• [Source code of charts]:
——————

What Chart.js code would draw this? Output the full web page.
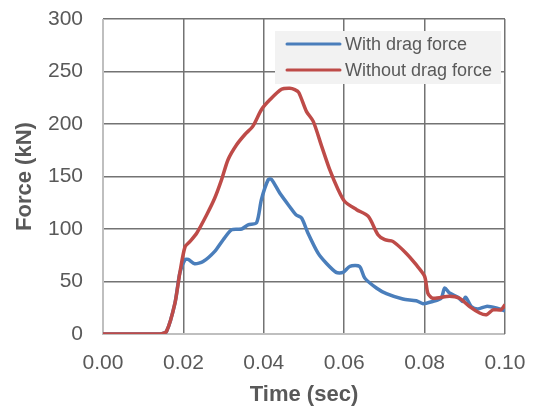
<!DOCTYPE html>
<html>
<head>
<meta charset="utf-8">
<script src="https://cdn.jsdelivr.net/npm/chart.js@4/dist/chart.umd.min.js"></script>
<style>
  html, body { margin: 0; padding: 0; background: #fff; }
  #wrap { width: 536px; height: 408px; }
</style>
</head>
<body>
<div id="wrap"><canvas id="forceChart" width="536" height="408"></canvas></div>
<script>
// values
const timeWith = [0, 0.0142, 0.0158, 0.0179, 0.0191, 0.0204, 0.0212, 0.0228, 0.0249, 0.0278, 0.0299, 0.032, 0.0345, 0.0361, 0.0382, 0.0394, 0.0411, 0.0419, 0.044, 0.0465, 0.048, 0.0494, 0.051, 0.0535, 0.0555, 0.058, 0.0597, 0.0614, 0.0638, 0.0651, 0.068, 0.0705, 0.0746, 0.0779, 0.0796, 0.082, 0.0841, 0.085, 0.0862, 0.0883, 0.0895, 0.0902, 0.0916, 0.0932, 0.0954, 0.0978, 0.1];
const forceWith = [0, 0, 2.5, 29.5, 58, 70.8, 71, 67, 69, 78.7, 89.8, 99.3, 100, 104, 106, 128, 147, 147.3, 134, 121, 113.6, 110.5, 96, 77, 67.6, 58.7, 58.7, 64.4, 64.4, 53.3, 43.8, 38.4, 33.3, 31.7, 28.9, 31, 34, 43.8, 39, 35, 31, 35, 26.3, 23.8, 26.3, 24.8, 22];

const timeWithout = [0, 0.0142, 0.0158, 0.0179, 0.0191, 0.0204, 0.0216, 0.0233, 0.0258, 0.0278, 0.0295, 0.0311, 0.0332, 0.0353, 0.0373, 0.0394, 0.0415, 0.0444, 0.0465, 0.0477, 0.0487, 0.0506, 0.0523, 0.0544, 0.0564, 0.0585, 0.0601, 0.0631, 0.066, 0.0684, 0.0701, 0.0721, 0.0754, 0.0779, 0.08, 0.0808, 0.082, 0.0862, 0.0887, 0.0912, 0.0937, 0.0954, 0.097, 0.099, 0.1];
const forceWithout = [0, 0, 2.5, 29.5, 58, 83, 88, 96, 113.6, 129.5, 147, 166, 180, 190, 198, 213.6, 223, 233, 234, 232.7, 230, 212, 202.5, 178.7, 156.5, 137.4, 126.3, 118.4, 112, 94.6, 89.8, 88.2, 77, 66, 55, 39, 34, 36, 34, 26, 20, 18.4, 23, 23, 28];

const seriesLabels = ["With drag force", "Without drag force"];
const xTicks = [0, 0.02, 0.04, 0.06, 0.08, 0.1];
const yTicks = [0, 50, 100, 150, 200, 250, 300];

const textGray = "#595959";
const gridGray = "#737373";

function toPoints(xs, ys) {
  return xs.map((x, i) => ({ x: x, y: ys[i] }));
}

// legend drawn as a boxed panel inside the plot, like the original
const boxLegend = {
  id: "boxLegend",
  afterDatasetsDraw(chart) {
    const ctx = chart.ctx;
    const x0 = 275, y0 = 31, w = 226, h = 53;
    ctx.save();
    ctx.fillStyle = "#f2f2f2";
    ctx.fillRect(x0, y0, w, h);
    ctx.font = "18px 'Liberation Sans', Arial, sans-serif";
    ctx.textBaseline = "middle";
    chart.data.datasets.forEach((ds, i) => {
      const y = 44 + i * 26;
      ctx.strokeStyle = ds.borderColor;
      ctx.lineWidth = 3;
      ctx.lineCap = "round";
      ctx.beginPath();
      ctx.moveTo(287, y);
      ctx.lineTo(340, y);
      ctx.stroke();
      ctx.fillStyle = textGray;
      ctx.fillText(ds.label, 345, y + 1);
    });
    ctx.restore();
  }
};

new Chart(document.getElementById("forceChart").getContext("2d"), {
  type: "line",
  data: {
    datasets: [
      {
        label: seriesLabels[0],
        data: toPoints(timeWith, forceWith),
        borderColor: "#4a7ebb",
        borderWidth: 3.5,
        pointRadius: 0,
        tension: 0.25,
        fill: false,
        order: 1,
      },
      {
        label: seriesLabels[1],
        data: toPoints(timeWithout, forceWithout),
        borderColor: "#be4b48",
        borderWidth: 3.5,
        pointRadius: 0,
        tension: 0.25,
        fill: false,
        order: 0,
      },
    ],
  },
  options: {
    responsive: false,
    animation: false,
    layout: { padding: { left: 0, right: 31, top: 19, bottom: 0 } },
    plugins: {
      legend: { display: false },
      tooltip: { enabled: false },
    },
    scales: {
      x: {
        type: "linear",
        min: 0,
        max: 0.1,
        afterBuildTicks: (axis) => { axis.ticks = xTicks.map((v) => ({ value: v })); },
        afterFit: (axis) => {
          axis.height = 74;
          axis.paddingLeft = 0;
          axis.paddingRight = 0;
        },
        grid: { color: gridGray, lineWidth: 1.5, drawTicks: false },
        border: { display: false },
        ticks: {
          color: textGray,
          padding: 17,
          maxRotation: 0,
          font: { family: "'Liberation Sans', Arial", size: 21 },
          callback: (v) => v.toFixed(2),
        },
        title: {
          display: true,
          text: "Time (sec)",
          color: textGray,
          padding: { top: 3, bottom: 0 },
          font: { family: "'Liberation Sans', Arial", size: 22, weight: "bold" },
        },
      },
      y: {
        min: 0,
        max: 300,
        afterBuildTicks: (axis) => { axis.ticks = yTicks.map((v) => ({ value: v })); },
        afterFit: (axis) => {
          axis.width = 103;
          axis.paddingTop = 0;
          axis.paddingBottom = 0;
        },
        grid: { color: gridGray, lineWidth: 1.5, drawTicks: false },
        border: { display: false },
        ticks: {
          color: textGray,
          padding: 20,
          font: { family: "'Liberation Sans', Arial", size: 21 },
        },
        title: {
          display: true,
          text: "Force (kN)",
          color: textGray,
          padding: { top: 12, bottom: 0 },
          font: { family: "'Liberation Sans', Arial", size: 22, weight: "bold" },
        },
      },
    },
  },
  plugins: [
    boxLegend,
    {
      id: "lightAxes",
      beforeDatasetsDraw(chart) {
        const a = chart.chartArea, ctx = chart.ctx;
        ctx.save();
        ctx.strokeStyle = "#bfbfbf";
        ctx.lineWidth = 2;
        ctx.beginPath();
        ctx.moveTo(a.left, a.top);
        ctx.lineTo(a.left, a.bottom);
        ctx.lineTo(a.right - 1, a.bottom);
        ctx.stroke();
        ctx.restore();
      }
    },
  ],
});
</script>
</body>
</html>
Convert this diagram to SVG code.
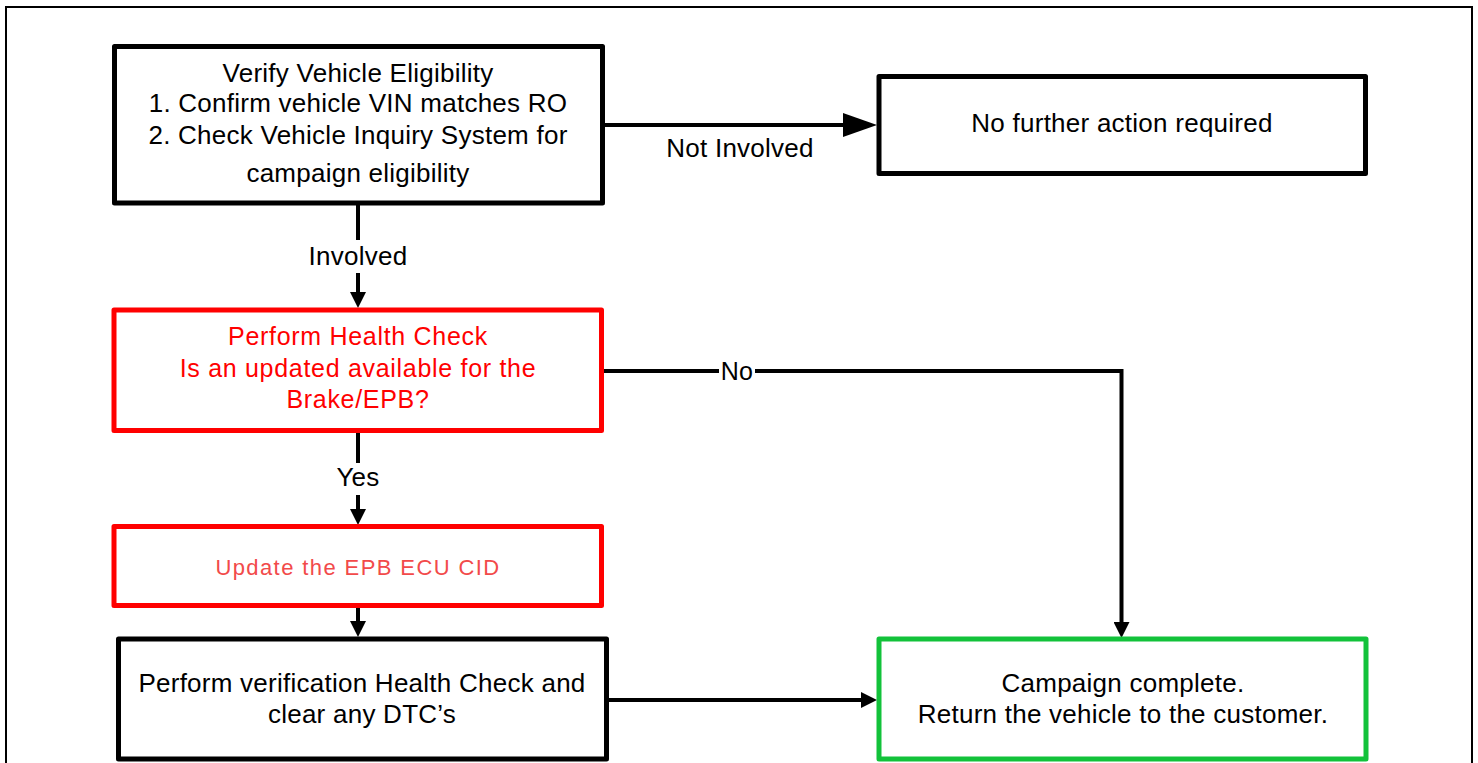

——————

• [Set task]: Only the lines from the start of the entries above to the line containing "26.3, 24.8, 22];" are to be given again, exactly and with both ends included; pictures are excluded.

• [Exercise output]:
What Chart.js code would draw this? Output the full web page.
<!DOCTYPE html>
<html>
<head>
<meta charset="utf-8">
<script src="https://cdn.jsdelivr.net/npm/chart.js@4/dist/chart.umd.min.js"></script>
<style>
  html, body { margin: 0; padding: 0; background: #fff; }
  #wrap { width: 536px; height: 408px; }
</style>
</head>
<body>
<div id="wrap"><canvas id="forceChart" width="536" height="408"></canvas></div>
<script>
// values
const timeWith = [0, 0.0142, 0.0158, 0.0179, 0.0191, 0.0204, 0.0212, 0.0228, 0.0249, 0.0278, 0.0299, 0.032, 0.0345, 0.0361, 0.0382, 0.0394, 0.0411, 0.0419, 0.044, 0.0465, 0.048, 0.0494, 0.051, 0.0535, 0.0555, 0.058, 0.0597, 0.0614, 0.0638, 0.0651, 0.068, 0.0705, 0.0746, 0.0779, 0.0796, 0.082, 0.0841, 0.085, 0.0862, 0.0883, 0.0895, 0.0902, 0.0916, 0.0932, 0.0954, 0.0978, 0.1];
const forceWith = [0, 0, 2.5, 29.5, 58, 70.8, 71, 67, 69, 78.7, 89.8, 99.3, 100, 104, 106, 128, 147, 147.3, 134, 121, 113.6, 110.5, 96, 77, 67.6, 58.7, 58.7, 64.4, 64.4, 53.3, 43.8, 38.4, 33.3, 31.7, 28.9, 31, 34, 43.8, 39, 35, 31, 35, 26.3, 23.8, 26.3, 24.8, 22];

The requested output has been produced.